§ Objective: Starting with the first line of the data below, copy each line up to and including the one containing "const TEXT_COLOR = '#1e1e1e';". Pictures stay out.

§ Data extract:
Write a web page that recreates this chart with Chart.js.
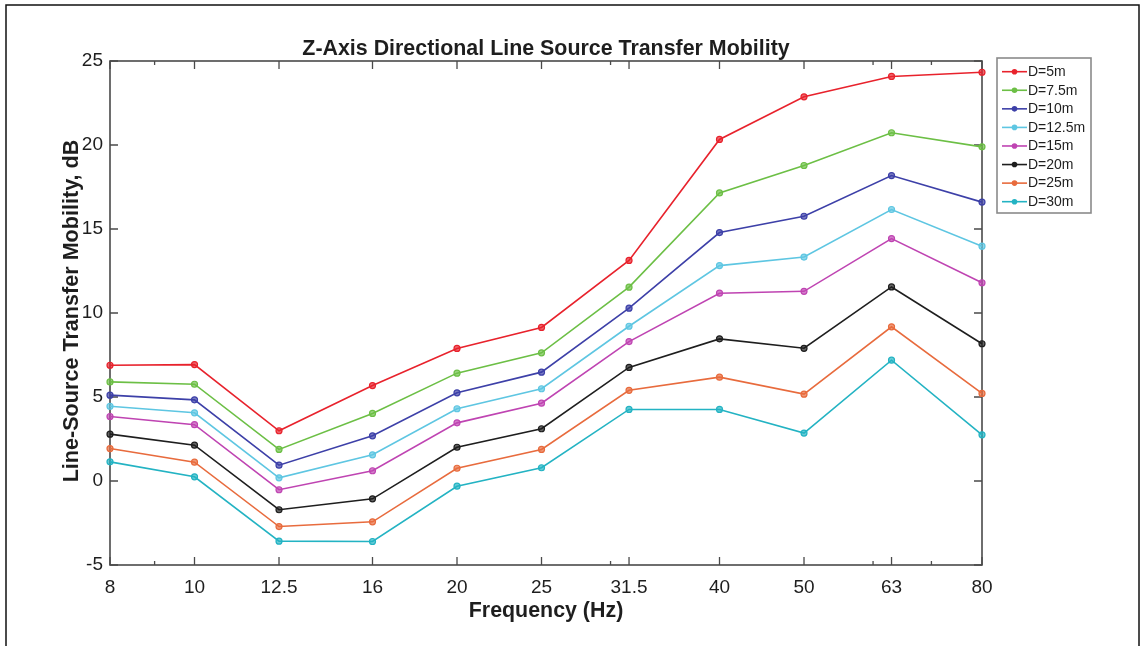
<!DOCTYPE html>
<html>
<head>
<meta charset="utf-8">
<script src="https://cdn.jsdelivr.net/npm/chart.js@4.4.1/dist/chart.umd.min.js"></script>
<style>
  html, body { margin: 0; padding: 0; background: #ffffff; }
  #wrap { width: 1141px; height: 646px; }
</style>
</head>
<body>
<div id="wrap"><canvas id="c" width="1141" height="646"></canvas></div>
<script>
// One-third-octave band centres (Hz) and their axis labels
const freqs = [8, 10, 12.5, 16, 20, 25, 31.5, 40, 50, 63, 80];
const freqLabels = ['8', '10', '12.5', '16', '20', '25', '31.5', '40', '50', '63', '80'];
const minorFreqs = [9, 30, 60, 70];
const yTicks = [-5, 0, 5, 10, 15, 20, 25];

// Line-source transfer mobility (dB) per source distance
const seriesNames = ['D=5m', 'D=7.5m', 'D=10m', 'D=12.5m', 'D=15m', 'D=20m', 'D=25m', 'D=30m'];
const d5   = [6.89, 6.93, 2.99, 5.68, 7.89, 9.14, 13.13, 20.33, 22.87, 24.08, 24.33];
const d7_5 = [5.90, 5.76, 1.88, 4.02, 6.42, 7.63, 11.54, 17.15, 18.78, 20.73, 19.89];
const d10  = [5.11, 4.83, 0.94, 2.69, 5.25, 6.48, 10.29, 14.79, 15.76, 18.18, 16.60];
const d12_5 = [4.45, 4.06, 0.19, 1.56, 4.30, 5.49, 9.21, 12.82, 13.33, 16.16, 13.98];
const d15  = [3.84, 3.35, -0.52, 0.61, 3.46, 4.63, 8.30, 11.18, 11.29, 14.43, 11.80];
const d20  = [2.79, 2.13, -1.71, -1.06, 2.01, 3.11, 6.76, 8.46, 7.90, 11.55, 8.17];
const d25  = [1.93, 1.12, -2.71, -2.43, 0.76, 1.88, 5.40, 6.18, 5.17, 9.18, 5.21];
const d30  = [1.14, 0.25, -3.58, -3.60, -0.31, 0.79, 4.26, 4.26, 2.85, 7.19, 2.75];
const seriesValues = [d5, d7_5, d10, d12_5, d15, d20, d25, d30];
const seriesColors = ['#e8222c', '#6cbf45', '#3d40a8', '#5ec6e2', '#bf44b2', '#1e1e1e', '#e86b3d', '#23b3c3'];

const FONT = '"Liberation Sans", Arial, sans-serif';
const AXIS_COLOR = '#4a4a4a';
const TEXT_COLOR = '#1e1e1e';

const datasets = seriesNames.map((name, i) => ({
  label: name,
  data: freqs.map((f, j) => ({ x: f, y: seriesValues[i][j] })),
  borderColor: seriesColors[i],
  backgroundColor: seriesColors[i],
  borderWidth: 1.6,
  pointRadius: 3,
  pointBorderWidth: 1.2,
  pointBackgroundColor: seriesColors[i] + 'b0',
  pointBorderColor: seriesColors[i],
  tension: 0,
  clip: false
}));

// Axes box, ticks, title, axis titles and legend drawn around the plot area
const decorations = {
  id: 'decorations',
  beforeDraw(chart) {
    const ctx = chart.ctx;
    ctx.save();
    ctx.fillStyle = '#ffffff';
    ctx.fillRect(0, 0, chart.width, chart.height);
    // outer figure frame
    ctx.strokeStyle = '#111111';
    ctx.lineWidth = 1.5;
    ctx.strokeRect(6, 5, 1133, 700);
    ctx.restore();
  },
  beforeDatasetsDraw(chart) {
    const ctx = chart.ctx;
    const a = chart.chartArea;
    const xs = chart.scales.x, ys = chart.scales.y;
    ctx.save();
    ctx.strokeStyle = AXIS_COLOR;
    ctx.lineWidth = 1.6;
    ctx.strokeRect(a.left, a.top, a.right - a.left, a.bottom - a.top);
    ctx.lineWidth = 1.3;
    ctx.beginPath();
    const major = 8, minor = 4;
    xs.ticks.forEach(t => {
      const px = xs.getPixelForValue(t.value);
      ctx.moveTo(px, a.bottom); ctx.lineTo(px, a.bottom - major);
      ctx.moveTo(px, a.top); ctx.lineTo(px, a.top + major);
    });
    minorFreqs.forEach(v => {
      const px = xs.getPixelForValue(v);
      ctx.moveTo(px, a.bottom); ctx.lineTo(px, a.bottom - minor);
      ctx.moveTo(px, a.top); ctx.lineTo(px, a.top + minor);
    });
    ys.ticks.forEach(t => {
      const py = ys.getPixelForValue(t.value);
      ctx.moveTo(a.left, py); ctx.lineTo(a.left + major, py);
      ctx.moveTo(a.right, py); ctx.lineTo(a.right - major, py);
    });
    ctx.stroke();
    ctx.restore();
  },
  afterDraw(chart) {
    const ctx = chart.ctx;
    const a = chart.chartArea;
    const cx = (a.left + a.right) / 2;
    ctx.save();
    ctx.fillStyle = TEXT_COLOR;
    ctx.textAlign = 'center';
    ctx.textBaseline = 'alphabetic';
    ctx.font = 'bold 21.4px ' + FONT;
    ctx.fillText('Z-Axis Directional Line Source Transfer Mobility', cx, 55);
    ctx.fillText('Frequency (Hz)', cx, 617);
    ctx.save();
    ctx.translate(78, 311);
    ctx.rotate(-Math.PI / 2);
    ctx.font = 'bold 21.6px ' + FONT;
    ctx.fillText('Line-Source Transfer Mobility, dB', 0, 0);
    ctx.restore();

    // legend
    const lx = 997, ly = 58, lw = 94, lh = 155;
    ctx.fillStyle = '#ffffff';
    ctx.fillRect(lx, ly, lw, lh);
    ctx.strokeStyle = '#8a8a8a';
    ctx.lineWidth = 1.6;
    ctx.strokeRect(lx, ly, lw, lh);
    ctx.font = '14px ' + FONT;
    ctx.textAlign = 'left';
    ctx.textBaseline = 'middle';
    chart.data.datasets.forEach((ds, i) => {
      const y = 71.7 + i * 18.57;
      ctx.strokeStyle = ds.borderColor;
      ctx.lineWidth = 1.6;
      ctx.beginPath();
      ctx.moveTo(1002, y); ctx.lineTo(1027, y);
      ctx.stroke();
      ctx.beginPath();
      ctx.arc(1014.5, y, 2.8, 0, Math.PI * 2);
      ctx.fillStyle = ds.borderColor;
      ctx.fill();
      ctx.fillStyle = TEXT_COLOR;
      ctx.fillText(ds.label, 1028, y + 0.5);
    });
    ctx.restore();
  }
};

new Chart(document.getElementById('c'), {
  type: 'line',
  data: { datasets },
  options: {
    responsive: false,
    animation: false,
    devicePixelRatio: 1,
    layout: { padding: { left: 0, top: 61, right: 159, bottom: 0 } },
    plugins: { legend: { display: false }, tooltip: { enabled: false }, title: { display: false } },
    scales: {
      x: {
        type: 'logarithmic',
        min: 8,
        max: 80,
        grid: { display: false, drawTicks: false },
        border: { display: false },
        afterBuildTicks(scale) { scale.ticks = freqs.map(v => ({ value: v })); },
        afterFit(scale) { scale.height = 81; },
        ticks: {
          autoSkip: false,
          maxRotation: 0,
          padding: 11,
          color: TEXT_COLOR,
          font: { family: FONT, size: 19 },
          callback(value) { const i = freqs.indexOf(value); return i >= 0 ? freqLabels[i] : ''; }
        }
      },
      y: {
        min: -5,
        max: 25,
        grid: { display: false, drawTicks: false },
        border: { display: false },
        afterBuildTicks(scale) { scale.ticks = yTicks.map(v => ({ value: v })); },
        afterFit(scale) { scale.width = 110; },
        ticks: {
          padding: 7,
          color: TEXT_COLOR,
          font: { family: FONT, size: 19 },
          callback(value) { return String(value); }
        }
      }
    }
  },
  plugins: [decorations]
});
</script>
</body>
</html>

§ Answer to this task:
Write a web page that recreates this chart with Chart.js.
<!DOCTYPE html>
<html>
<head>
<meta charset="utf-8">
<script src="https://cdn.jsdelivr.net/npm/chart.js@4.4.1/dist/chart.umd.min.js"></script>
<style>
  html, body { margin: 0; padding: 0; background: #ffffff; }
  #wrap { width: 1141px; height: 646px; }
</style>
</head>
<body>
<div id="wrap"><canvas id="c" width="1141" height="646"></canvas></div>
<script>
// One-third-octave band centres (Hz) and their axis labels
const freqs = [8, 10, 12.5, 16, 20, 25, 31.5, 40, 50, 63, 80];
const freqLabels = ['8', '10', '12.5', '16', '20', '25', '31.5', '40', '50', '63', '80'];
const minorFreqs = [9, 30, 60, 70];
const yTicks = [-5, 0, 5, 10, 15, 20, 25];

// Line-source transfer mobility (dB) per source distance
const seriesNames = ['D=5m', 'D=7.5m', 'D=10m', 'D=12.5m', 'D=15m', 'D=20m', 'D=25m', 'D=30m'];
const d5   = [6.89, 6.93, 2.99, 5.68, 7.89, 9.14, 13.13, 20.33, 22.87, 24.08, 24.33];
const d7_5 = [5.90, 5.76, 1.88, 4.02, 6.42, 7.63, 11.54, 17.15, 18.78, 20.73, 19.89];
const d10  = [5.11, 4.83, 0.94, 2.69, 5.25, 6.48, 10.29, 14.79, 15.76, 18.18, 16.60];
const d12_5 = [4.45, 4.06, 0.19, 1.56, 4.30, 5.49, 9.21, 12.82, 13.33, 16.16, 13.98];
const d15  = [3.84, 3.35, -0.52, 0.61, 3.46, 4.63, 8.30, 11.18, 11.29, 14.43, 11.80];
const d20  = [2.79, 2.13, -1.71, -1.06, 2.01, 3.11, 6.76, 8.46, 7.90, 11.55, 8.17];
const d25  = [1.93, 1.12, -2.71, -2.43, 0.76, 1.88, 5.40, 6.18, 5.17, 9.18, 5.21];
const d30  = [1.14, 0.25, -3.58, -3.60, -0.31, 0.79, 4.26, 4.26, 2.85, 7.19, 2.75];
const seriesValues = [d5, d7_5, d10, d12_5, d15, d20, d25, d30];
const seriesColors = ['#e8222c', '#6cbf45', '#3d40a8', '#5ec6e2', '#bf44b2', '#1e1e1e', '#e86b3d', '#23b3c3'];

const FONT = '"Liberation Sans", Arial, sans-serif';
const AXIS_COLOR = '#4a4a4a';
const TEXT_COLOR = '#1e1e1e';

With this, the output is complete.